Overview
Stone-Goff Management, LLC (“Stone-Goff”, the “Firm” or the “Investment
Manager”), a Delaware limited liability company, was organized in July 2015 and is
headquartered in New York, NY. The managing members of Stone-Goff are Hannah
Stone-Craven and Laurens Goff (the “Managing Partners”).
Stone-Goff provides investment advisory services to pooled investment vehicles which are
each hereinafter referred to individually as a “Fund”, and together as the “Funds”. Certain
of the Funds are independent sponsor deals made through special purpose vehicles. Stone-
Goff Partners II, LP, Stone-Goff Partners III, LP and Stone-Goff Partners IV, LP, all
Delaware limited partnerships, are committed capital private funds.
Stone-Goff manages the Funds pursuant to investment guidelines set forth in the relevant
governing and offering documents of the Funds, including any limited partnership
agreement, private placement memorandum and/or subscription agreement (each an
“Offering Document”, and collectively, the “Offering Documents”). The Offering
Documents contain more detailed information about the Funds, including a description of
the investment objective and strategy or strategies employed by the Funds and related
restrictions that serve as a limitation on Stone-Goff’s advice or management. Each
Investor, as defined below, is strongly encouraged to undertake appropriate due diligence,
including but not limited to a review of relevant Offering Documents and the additional
details about Stone-Goff’s investment strategies, methods of analysis and related risks in
Item 8 of this Brochure in considering whether Stone-Goff’s advisory services or
an
investment in a Fund is appropriate to its own circumstances based on all relevant factors
including, but not limited to, the Investor’s own investment objectives, liquidity
requirements, tax situation and risk tolerance before making an investment decision.

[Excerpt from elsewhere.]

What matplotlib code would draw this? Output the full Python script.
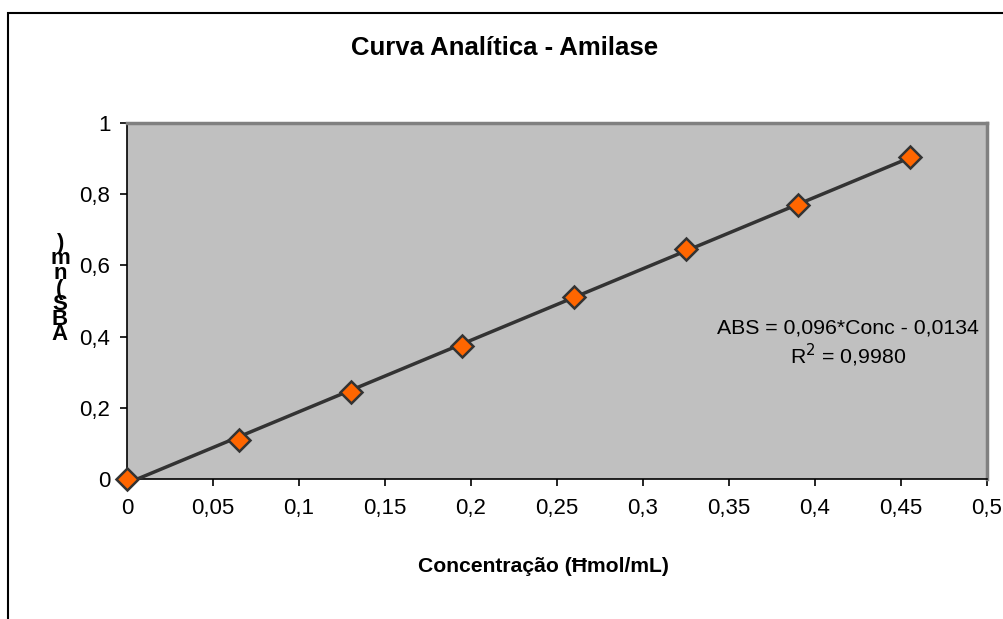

Stone-Goff will not tailor its advisory services to the individual investors (each an
“Investor” and collectively the “Investors”), or provide Investors with the right to specify,
or restrict the Funds’ investment objectives or any investment or trading decisions.
Accordingly, an investment in a Fund does not create a client-adviser relationship between
such Investors and Stone-Goff. Each of the Funds are expected to rely on the exception
from the definition of an “investment company” provided by Section 3(c)(1) or 3(c)(7) of
the U.S. Investment Company Act of 1940, as amended (the “1940 Act”).
Each of the Funds have a general partner or other governing entity (each, a “General
Partner). Each General Partner has the ultimate responsibility for decisions relating to
management and operations made on behalf of the relevant Funds and has ultimate
responsibility for the investment decisions made on behalf of such Fund. Each General
Partner delegates investment management and advisory responsibilities for the relevant
Fund to Stone-Goff.
Additional detailed information about Stone-Goff is provided below, including information
about Stone-Goff’s advisory services, investment approach, personnel and affiliations.
Stone-Goff will not participate in wrap fee programs.
As of December 31, 2023, Stone-Goff managed $497,906,522 in regulatory assets under
management (“RAUM”), all on a discretionary basis.